■ **Objective**
Transcribe the material in full. Nothing should differ except that the pictures are left out.

■ **Data lines**
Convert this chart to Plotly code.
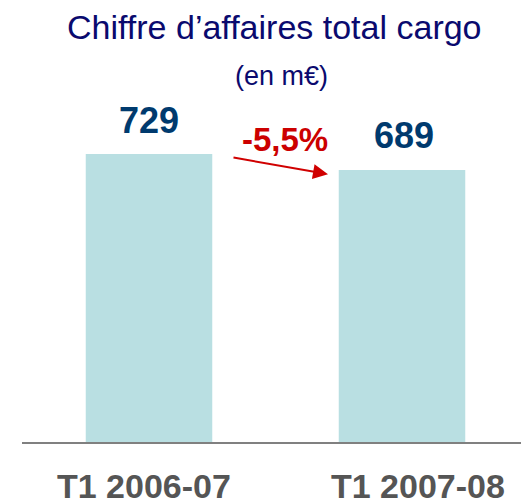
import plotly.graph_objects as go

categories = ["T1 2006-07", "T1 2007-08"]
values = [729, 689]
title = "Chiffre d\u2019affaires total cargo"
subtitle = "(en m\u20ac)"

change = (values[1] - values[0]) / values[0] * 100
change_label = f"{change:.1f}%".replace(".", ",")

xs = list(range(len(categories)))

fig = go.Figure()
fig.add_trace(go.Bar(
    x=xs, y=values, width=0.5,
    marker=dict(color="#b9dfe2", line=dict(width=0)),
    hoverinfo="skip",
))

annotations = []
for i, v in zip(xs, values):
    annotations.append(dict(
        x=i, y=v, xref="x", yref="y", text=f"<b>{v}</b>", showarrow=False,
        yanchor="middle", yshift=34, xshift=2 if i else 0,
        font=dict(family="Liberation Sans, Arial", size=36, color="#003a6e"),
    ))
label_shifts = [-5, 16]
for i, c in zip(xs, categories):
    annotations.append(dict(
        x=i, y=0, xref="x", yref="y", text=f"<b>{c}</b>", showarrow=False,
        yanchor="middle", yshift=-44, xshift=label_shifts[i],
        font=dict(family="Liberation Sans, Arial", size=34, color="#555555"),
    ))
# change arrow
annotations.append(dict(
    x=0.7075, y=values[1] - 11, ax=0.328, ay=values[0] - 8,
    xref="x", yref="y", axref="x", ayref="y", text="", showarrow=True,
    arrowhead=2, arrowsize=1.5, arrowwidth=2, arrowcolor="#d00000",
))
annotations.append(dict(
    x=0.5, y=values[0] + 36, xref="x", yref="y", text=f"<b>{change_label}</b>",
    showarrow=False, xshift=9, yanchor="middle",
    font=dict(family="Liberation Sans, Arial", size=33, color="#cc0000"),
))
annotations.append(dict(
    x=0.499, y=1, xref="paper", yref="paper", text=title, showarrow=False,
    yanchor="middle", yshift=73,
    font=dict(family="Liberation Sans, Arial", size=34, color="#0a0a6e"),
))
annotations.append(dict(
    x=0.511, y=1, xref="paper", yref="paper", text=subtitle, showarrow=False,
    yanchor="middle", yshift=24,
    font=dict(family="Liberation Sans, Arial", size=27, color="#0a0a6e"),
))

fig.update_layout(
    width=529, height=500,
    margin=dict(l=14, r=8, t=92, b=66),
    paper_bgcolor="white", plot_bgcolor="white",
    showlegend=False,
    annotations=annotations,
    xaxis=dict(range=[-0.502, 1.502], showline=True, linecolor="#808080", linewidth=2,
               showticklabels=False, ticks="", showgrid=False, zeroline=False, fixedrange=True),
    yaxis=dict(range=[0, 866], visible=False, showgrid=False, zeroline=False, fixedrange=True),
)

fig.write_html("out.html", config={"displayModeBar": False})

■ **Written response**
Convert this chart to Plotly code.
import plotly.graph_objects as go

categories = ["T1 2006-07", "T1 2007-08"]
values = [729, 689]
title = "Chiffre d\u2019affaires total cargo"
subtitle = "(en m\u20ac)"

change = (values[1] - values[0]) / values[0] * 100
change_label = f"{change:.1f}%".replace(".", ",")

xs = list(range(len(categories)))

fig = go.Figure()
fig.add_trace(go.Bar(
    x=xs, y=values, width=0.5,
    marker=dict(color="#b9dfe2", line=dict(width=0)),
    hoverinfo="skip",
))

annotations = []
for i, v in zip(xs, values):
    annotations.append(dict(
        x=i, y=v, xref="x", yref="y", text=f"<b>{v}</b>", showarrow=False,
        yanchor="middle", yshift=34, xshift=2 if i else 0,
        font=dict(family="Liberation Sans, Arial", size=36, color="#003a6e"),
    ))
label_shifts = [-5, 16]
for i, c in zip(xs, categories):
    annotations.append(dict(
        x=i, y=0, xref="x", yref="y", text=f"<b>{c}</b>", showarrow=False,
        yanchor="middle", yshift=-44, xshift=label_shifts[i],
        font=dict(family="Liberation Sans, Arial", size=34, color="#555555"),
    ))
# change arrow
annotations.append(dict(
    x=0.7075, y=values[1] - 11, ax=0.328, ay=values[0] - 8,
    xref="x", yref="y", axref="x", ayref="y", text="", showarrow=True,
    arrowhead=2, arrowsize=1.5, arrowwidth=2, arrowcolor="#d00000",
))
annotations.append(dict(
    x=0.5, y=values[0] + 36, xref="x", yref="y", text=f"<b>{change_label}</b>",
    showarrow=False, xshift=9, yanchor="middle",
    font=dict(family="Liberation Sans, Arial", size=33, color="#cc0000"),
))
annotations.append(dict(
    x=0.499, y=1, xref="paper", yref="paper", text=title, showarrow=False,
    yanchor="middle", yshift=73,
    font=dict(family="Liberation Sans, Arial", size=34, color="#0a0a6e"),
))
annotations.append(dict(
    x=0.511, y=1, xref="paper", yref="paper", text=subtitle, showarrow=False,
    yanchor="middle", yshift=24,
    font=dict(family="Liberation Sans, Arial", size=27, color="#0a0a6e"),
))

fig.update_layout(
    width=529, height=500,
    margin=dict(l=14, r=8, t=92, b=66),
    paper_bgcolor="white", plot_bgcolor="white",
    showlegend=False,
    annotations=annotations,
    xaxis=dict(range=[-0.502, 1.502], showline=True, linecolor="#808080", linewidth=2,
               showticklabels=False, ticks="", showgrid=False, zeroline=False, fixedrange=True),
    yaxis=dict(range=[0, 866], visible=False, showgrid=False, zeroline=False, fixedrange=True),
)

fig.write_html("out.html", config={"displayModeBar": False})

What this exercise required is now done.